# TASK DETAILS
Count every line where "standalone" shows up, and give that number only.

──────── DATASET EXCERPTS ────────

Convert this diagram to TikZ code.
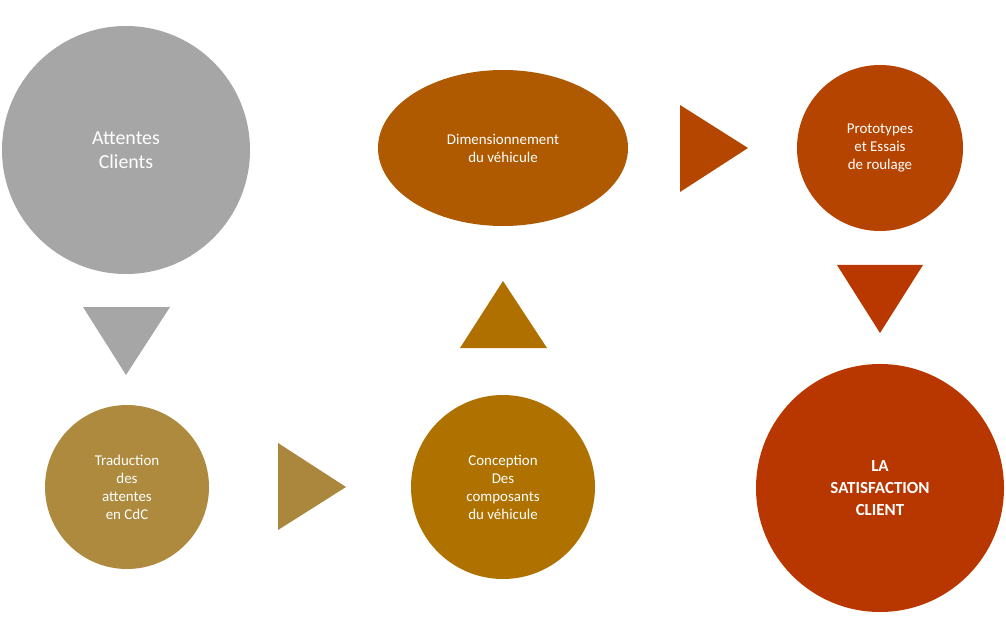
\documentclass[tikz,border=0pt]{standalone}
\usepackage{fontspec}
\setmainfont{Carlito}
\usetikzlibrary{shapes.geometric}
\definecolor{cgray}{HTML}{A6A6A6}
\definecolor{cdim}{HTML}{AF5A00}
\definecolor{cproto}{HTML}{B44400}
\definecolor{csat}{HTML}{B83700}
\definecolor{ctrad}{HTML}{AD8A3E}
\definecolor{cconc}{HTML}{AF7200}
\tikzset{
  step node/.style={circle, text=white, align=center, font=\fontsize{15}{18}\selectfont, inner sep=0pt},
}
\begin{document}
\begin{tikzpicture}[x=1bp, y=-1bp]
\useasboundingbox (0,0) rectangle (1006,636);

% stages
\node (att) [step node, fill=cgray, minimum size=248bp, font=\fontsize{20}{24}\selectfont] at (126,150) {Attentes\\Clients};
\node (dim) [ellipse, fill=cdim, text=white, align=center, minimum width=250bp, minimum height=156bp, font=\fontsize{15}{18}\selectfont] at (503,148) {Dimensionnement\\du véhicule};
\node (proto) [step node, fill=cproto, minimum size=166bp] at (880,148) {Prototypes\\et Essais\\de roulage};
\node (trad) [step node, fill=ctrad, minimum size=164bp] at (127,487) {Traduction\\des\\attentes\\en CdC};
\node (conc) [step node, fill=cconc, minimum size=184bp] at (503,487) {Conception\\Des\\composants\\du véhicule};
\node (sat) [step node, fill=csat, minimum size=248bp, font=\bfseries\fontsize{17}{22}\selectfont] at (880,488) {LA\\SATISFACTION\\CLIENT};

% arrows
\fill [cgray] (83,307) -- (170,307) -- (126,375) -- cycle;
\fill [ctrad!98!black] (278,443) -- (346,487) -- (278,530) -- cycle;
\fill [cconc!90!cdim] (460,348) -- (547,348) -- (503,281) -- cycle;
\fill [cproto!90!cdim] (680,105) -- (748,148) -- (680,192) -- cycle;
\fill [csat!95!cproto] (837,265) -- (923,265) -- (880,333) -- cycle;

\end{tikzpicture}
\end{document}
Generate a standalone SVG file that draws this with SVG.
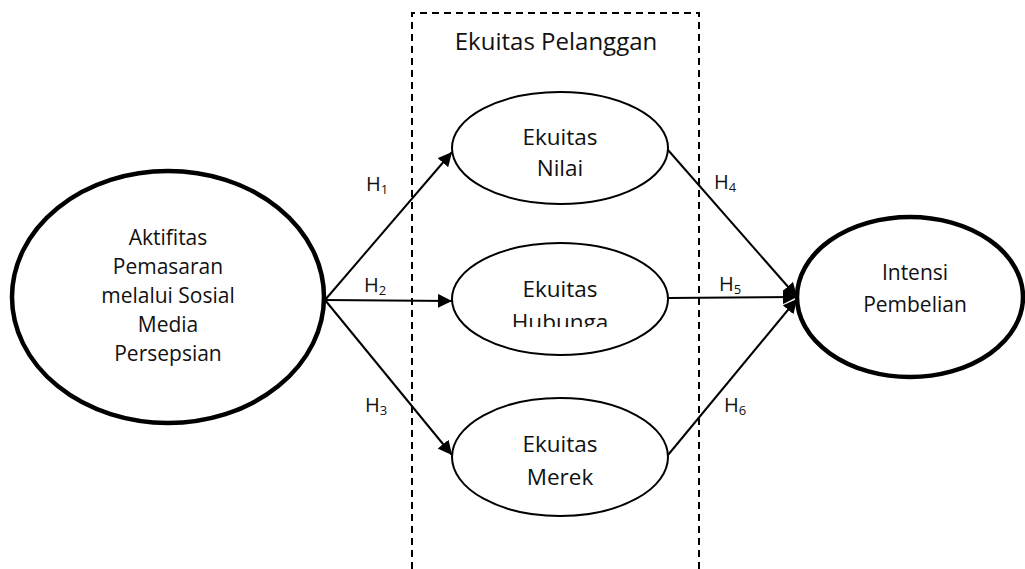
<svg xmlns="http://www.w3.org/2000/svg" width="1025" height="569" viewBox="0 0 1025 569">
<style>
text{font-family:"Open Sans","Liberation Sans",sans-serif;font-size:21px;fill:#111;text-anchor:middle}
.title{font-size:24px}
.nt{font-size:22.5px}
.lbl{text-anchor:start;font-size:20px}
.sub{font-size:13px}
.big{fill:#fff;stroke:#000;stroke-width:4.5}
.small{fill:#fff;stroke:#000;stroke-width:2}
.conn{stroke:#000;stroke-width:2;fill:none;marker-end:url(#ah)}
</style>
<defs>
<marker id="ah" viewBox="0 0 10 10" refX="10" refY="5" markerWidth="7" markerHeight="7" markerUnits="strokeWidth" orient="auto">
<path d="M0,0 L10,5 L0,10 z" fill="#000"/>
</marker>
<clipPath id="clipH"><rect x="452" y="250" width="216" height="77"/></clipPath>
</defs>
<rect width="1025" height="569" fill="#fff"/>
<g id="group-box">
<path d="M412,569 L412,13 L699,13 L699,569" fill="none" stroke="#000" stroke-width="2" stroke-dasharray="7,5"/>
<text class="title" x="556" y="50">Ekuitas Pelanggan</text>
</g>
<g id="connectors">
<line class="conn" x1="325" y1="300" x2="452" y2="152"/>
<line class="conn" x1="325" y1="300" x2="452" y2="301"/>
<line class="conn" x1="325" y1="300" x2="452" y2="455"/>
<line class="conn" x1="668" y1="150" x2="797" y2="297"/>
<line class="conn" x1="668" y1="298" x2="797" y2="297"/>
<line class="conn" x1="668" y1="455" x2="797" y2="299"/>
<text class="lbl" x="366" y="191">H<tspan class="sub" dy="3">1</tspan></text>
<text class="lbl" x="364" y="292">H<tspan class="sub" dy="3">2</tspan></text>
<text class="lbl" x="365" y="412">H<tspan class="sub" dy="3">3</tspan></text>
<text class="lbl" x="714" y="189">H<tspan class="sub" dy="3">4</tspan></text>
<text class="lbl" x="719" y="291">H<tspan class="sub" dy="3">5</tspan></text>
<text class="lbl" x="724" y="412">H<tspan class="sub" dy="3">6</tspan></text>
</g>
<g id="node-aktifitas">
<ellipse class="big" cx="168" cy="297" rx="156" ry="126"/>
<text x="168" y="245">Aktifitas</text>
<text x="168" y="274">Pemasaran</text>
<text x="168" y="303">melalui Sosial</text>
<text x="168" y="332">Media</text>
<text x="168" y="361">Persepsian</text>
</g>
<g id="node-nilai">
<ellipse class="small" cx="560" cy="148" rx="108" ry="56"/>
<text class="nt" x="560" y="145">Ekuitas</text>
<text class="nt" x="560" y="176">Nilai</text>
</g>
<g id="node-hubungan">
<ellipse class="small" cx="560" cy="299" rx="108" ry="56"/>
<text class="nt" x="560" y="297">Ekuitas</text>
<g clip-path="url(#clipH)"><text class="nt" x="560" y="330">Hubunga</text></g>
</g>
<g id="node-merek">
<ellipse class="small" cx="560" cy="457" rx="108" ry="59"/>
<text class="nt" x="560" y="452">Ekuitas</text>
<text class="nt" x="560" y="485">Merek</text>
</g>
<g id="node-intensi">
<ellipse class="big" cx="910" cy="297" rx="113" ry="80"/>
<text x="915" y="280">Intensi</text>
<text x="915" y="312">Pembelian</text>
</g>
</svg>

────────

# FULL ANSWER
2